Why a browser-based viewer for BOM export?
- No install and no per-seat CAD licence — open it on any laptop, including a buyer's machine that has no CAD at all
- Your STEP files stay on your computer; nothing is uploaded to a server
- Works on Windows, Mac, Linux and Chromebook
- Auto-BOM with quantity roll-up and weight estimates, exportable to CSV
- Free tier to start; paid plans from ₹399/month for heavier use
Stop retyping assembly trees into spreadsheets
Let the viewer read the structure and hand you a costed BOM you can quote from.
Try the STEP File Viewer — Free →Frequently asked questions
Can I export a BOM from a STEP file for free?
Yes. CadNexa's 3D Viewer opens STEP and IGES assemblies in the browser and builds an auto-BOM you can export to CSV. The free tier covers occasional exports; paid plans from ₹399/month suit teams running many quotes a month.
What is the difference between a STEP file and a BOM?
A STEP file is the 3D geometry and assembly structure of a part or assembly.

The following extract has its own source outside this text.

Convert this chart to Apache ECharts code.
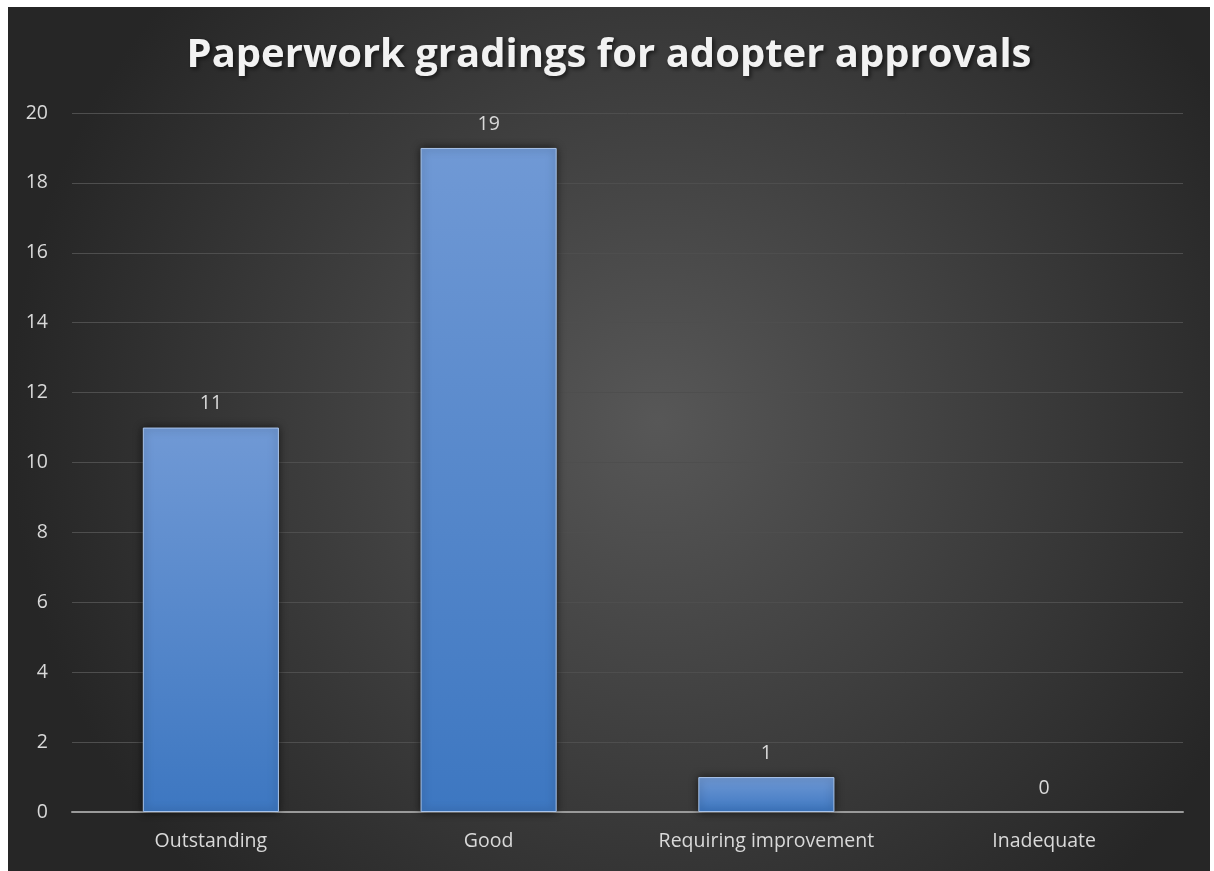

A BOM (bill of materials) is the list extracted from that structure — every unique component, its quantity, and usually a mass and material for costing. The viewer derives the BOM from the STEP assembly tree.
Will a STEP file give me part weights?
The geometry gives you each solid's volume. Multiply by the material density and you get mass. CadNexa estimates weight automatically once you assign a material per part, so the BOM carries an estimated mass column. Confirm the material before final costing, since density varies widely between aluminium, steel and brass.
Why does my IGES file not show a parts list?
IGES is surface-based and many exporters flatten an assembly into a single body, so there is no hierarchy to roll up into a BOM. For a reliable parts count, request a STEP file (ideally AP242), which preserves the assembly structure.
Does the BOM include tolerances and surface finish?
No. A STEP file carries geometry, not the full inspection definition. Tolerances, surface finish and GD&T live on the 2D drawing. Use the BOM for costing and the ballooned PDF drawing for the inspection plan.